The views from up top are great. There are hundreds of massive rocks standing like silent warriors in the trees. My pics are crappy and don't do justice to the scenes. The park is truly a beautiful place and shouldn't be missed if you're in the area. I wanted to stay and hike some, but the sun was beginning to get low and I knew it was a ways to Tombstone yet.
I coasted down the mountain road, alternating from the warm sun to the cold of the blue shadows. Looking at the sun, I knew it was too late to ride Middlemarch Road over to Tombstone, and I was getting tired, so I headed south on 181 to connect with 191 South. One of the maps showed a cut through road from 191 over to Tombstone by way of Gleeson, an old ghost town.
The dirt road was wide and easy, with enough silt and gravel to keep life interesting, but nothing difficult. I rode west into the slowly setting sun, occasionally being engulfed in a cloud of white dust from the pickup or car heading the other way. Suddenly, ahead I saw a cat - either a lynx or bobcat (possibly cougar) run quickly across the road about 150 feet ahead. I suspect it was a lynx, as he was larger than a bobcat and stockier, but with the sun and dust I couldn't see him clearly enough to say which.
A great day of riding was ending, and as I rode for Tombstone with a cloud of dust behind and the sun setting ahead, I couldn't help but think, "How cool is this!"
More manana mi amigos
(The Route and altitude)
Very nice report.....keep up the good work.
Bright blue skies, clean air, mixed road surfaces, wildlife that walks up and grunts at you. Lovin' it.
:thumb Thanks, LoneStar. I enjoyed seeing an area I knew nothing about.

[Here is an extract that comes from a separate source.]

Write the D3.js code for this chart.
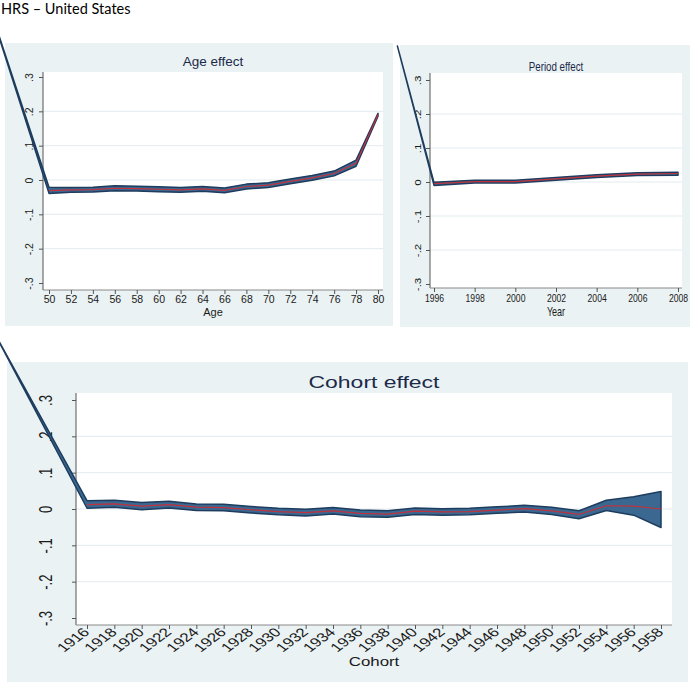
<!DOCTYPE html>
<html><head><meta charset="utf-8">
<script src="https://cdn.jsdelivr.net/npm/d3@7"></script>
<style>
html,body{margin:0;padding:0;background:#fff;}
text{font-family:"Liberation Sans",Arial,sans-serif;}
</style></head>
<body>
<svg id="chart" width="690" height="682"></svg>
<script>
// ---------- DATA ----------
const figureTitle = "HRS – United States";
const yTickValues = [-0.3,-0.2,-0.1,0,0.1,0.2,0.3];
const yTickLabels = ["-.3","-.2","-.1","0",".1",".2",".3"];
const gridValues = [-0.2,-0.1,0,0.1,0.2];

const ages   = [50,52,54,56,58,60,62,64,66,68,70,72,74,76,78,80];
const ageEst = [-0.031,-0.029,-0.028,-0.024,-0.025,-0.027,-0.029,-0.026,-0.030,-0.019,-0.015,-0.004,0.006,0.019,0.049,0.190];
const ageLo  = [-0.039,-0.036,-0.035,-0.031,-0.032,-0.034,-0.036,-0.033,-0.037,-0.026,-0.022,-0.011,-0.001,0.012,0.040,0.186];
const ageHi  = [-0.021,-0.022,-0.021,-0.017,-0.018,-0.020,-0.022,-0.019,-0.023,-0.012,-0.008,0.003,0.013,0.026,0.058,0.194];
const ageLead = [44, 0.56];   // stray leading segment visible in the figure

const years     = [1996,1998,2000,2002,2004,2006,2008];
const periodEst = [-0.005,0.001,0.001,0.009,0.017,0.023,0.025];
const periodLo  = [-0.010,-0.003,-0.003,0.005,0.013,0.019,0.020];
const periodHi  = [-0.001,0.005,0.005,0.013,0.021,0.027,0.029];
const periodLead = [1994.2, 0.40];

const cohorts   = [1916,1918,1920,1922,1924,1926,1928,1930,1932,1934,1936,1938,1940,1942,1944,1946,1948,1950,1952,1954,1956,1958];
const cohortEst = [0.012,0.014,0.008,0.012,0.005,0.004,-0.002,-0.007,-0.010,-0.005,-0.012,-0.014,-0.006,-0.008,-0.007,-0.003,0.001,-0.005,-0.015,0.009,0.008,0.000];
const cohortLo  = [0.002,0.005,-0.002,0.003,-0.004,-0.005,-0.011,-0.016,-0.019,-0.014,-0.021,-0.023,-0.015,-0.017,-0.016,-0.012,-0.008,-0.015,-0.027,-0.004,-0.017,-0.051];
const cohortHi  = [0.023,0.024,0.018,0.021,0.014,0.013,0.007,0.002,-0.001,0.004,-0.003,-0.005,0.003,0.001,0.002,0.006,0.010,0.005,-0.005,0.024,0.034,0.048];
const cohortLead = [1909, 0.50];

// ---------- STYLE ----------
const BG = "#eaf2f3", BAND = "#3b6891", BANDLINE = "#1d3c5e", EST = "#c0323c";
const TITLE = "#1b2a4a", TXT = "#1a1a1a", AXIS = "#555", GRID = "#e2ebee";

const svg = d3.select("#chart");

svg.append("text").attr("x",1).attr("y",14)
  .style("font-family","Lato, 'Open Sans', sans-serif").style("font-size","14.5px")
  .attr("fill","#000").text(figureTitle);

const panels = [
  { bg:[5,43,388,283], plot:[43,72,340,218], xr:[49,378], yr:[283,77],
    xs:ages, est:ageEst, lo:ageLo, hi:ageHi, lead:ageLead,
    title:"Age effect", tx:213, ty:66, tsize:13.5, sx:1,
    xlab:"Age", xly:316, xlsize:11, tick:10.5, ylOff:10, ylSize:10.5, rotX:false },
  { bg:[400,45,290,282], plot:[430,73,252,215], xr:[434,678], yr:[284,80],
    xs:years, est:periodEst, lo:periodLo, hi:periodHi, lead:periodLead,
    title:"Period effect", tx:556, ty:71, tsize:13, sx:0.75,
    xlab:"Year", xly:316, xlsize:12, tick:11.5, ylOff:9, ylSize:11.5, rotX:false },
  { bg:[7,362,681,320], plot:[76,393,596,232], xr:[87,661], yr:[618,400],
    xs:cohorts, est:cohortEst, lo:cohortLo, hi:cohortHi, lead:cohortLead,
    title:"Cohort effect", tx:374, ty:388, tsize:17, sx:1.35,
    xlab:"Cohort", xly:666, xlsize:12.5, tick:12.5, ylOff:24, ylSize:13, rotX:true }
];

// backgrounds first
panels.forEach(p=>{
  svg.append("rect").attr("x",p.bg[0]).attr("y",p.bg[1]).attr("width",p.bg[2]).attr("height",p.bg[3]).attr("fill",BG);
});

panels.forEach(p=>{
  const g = svg.append("g");
  const x = d3.scaleLinear().domain([p.xs[0], p.xs[p.xs.length-1]]).range(p.xr);
  const y = d3.scaleLinear().domain([-0.3,0.3]).range(p.yr);
  const [px,py,pw,ph] = p.plot;
  g.append("rect").attr("x",px).attr("y",py).attr("width",pw).attr("height",ph).attr("fill","#fff");

  // grid
  g.selectAll("line.grid").data(gridValues).join("line")
    .attr("x1",px).attr("x2",px+pw).attr("y1",d=>y(d)).attr("y2",d=>y(d))
    .attr("stroke",GRID).attr("stroke-width",1);

  // y axis
  const ya = g.append("g").attr("transform",`translate(${px},0)`)
    .call(d3.axisLeft(y).tickValues(yTickValues).tickFormat((d,i)=>yTickLabels[i]).tickSize(4).tickSizeOuter(0));
  ya.select(".domain").attr("d",`M0,${py}V${py+ph}`).attr("stroke",AXIS);
  ya.selectAll(".tick line").attr("stroke",AXIS);
  ya.selectAll(".tick text").attr("x",null).attr("dy",null).attr("y",0)
    .attr("text-anchor","middle").attr("fill",TXT)
    .style("font-size",p.ylSize+"px")
    .attr("transform",`translate(${-p.ylOff},0) scale(${p.sx},1) rotate(-90)`);

  // x axis
  const xa = g.append("g").attr("transform",`translate(0,${py+ph})`)
    .call(d3.axisBottom(x).tickValues(p.xs).tickFormat(d3.format("d")).tickSize(4).tickSizeOuter(0));
  xa.select(".domain").attr("d",`M${px},0H${px+pw}`).attr("stroke","#888");
  xa.selectAll(".tick line").attr("stroke",AXIS);
  if (p.rotX) {
    xa.selectAll(".tick text").attr("x",null).attr("y",0).attr("dy",null)
      .attr("text-anchor","end").attr("fill",TXT).style("font-size",p.tick+"px")
      .attr("transform",`translate(3,8) scale(${p.sx},1) rotate(-45)`);
  } else {
    xa.selectAll(".tick text").attr("y",6).attr("fill",TXT).style("font-size",p.tick+"px")
      .attr("transform",`scale(${p.sx},1)`);
  }

  // band (including stray leading point)
  const bandData = [{x:p.lead[0], lo:p.lead[1], hi:p.lead[1]}]
    .concat(p.xs.map((v,i)=>({x:v, lo:p.lo[i], hi:p.hi[i]})));
  g.append("path").datum(bandData)
    .attr("d", d3.area().x(d=>x(d.x)).y0(d=>y(d.lo)).y1(d=>y(d.hi)))
    .attr("fill",BAND).attr("stroke",BANDLINE).attr("stroke-width",1.5).attr("stroke-linejoin","round");

  // estimate line
  g.append("path").datum(p.xs.map((v,i)=>({x:v, y:p.est[i]})))
    .attr("d", d3.line().x(d=>x(d.x)).y(d=>y(d.y)))
    .attr("fill","none").attr("stroke",EST).attr("stroke-width",1.2);

  // titles
  g.append("text").attr("transform",`translate(${p.tx},${p.ty}) scale(${p.sx},1)`)
    .attr("text-anchor","middle").attr("fill",TITLE).style("font-size",p.tsize+"px").text(p.title);
  g.append("text").attr("transform",`translate(${p.tx},${p.xly}) scale(${p.sx},1)`)
    .attr("text-anchor","middle").attr("fill",TXT).style("font-size",p.xlsize+"px").text(p.xlab);
});
</script>
</body></html>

Great Report! Thank you very much for sharing! http://smileyhost.net/61/B/t.gif
Very nice ride report. Some of the links for some of the photos are not coming through, though
I was ticketed for 73 in a 55 outside of Truth Or Consequences, NM at 2 AM years ago. Not one other car on the road, in either direction, during the whole interaction with the Officer, including the time it took him to flip a u-turn and come after me.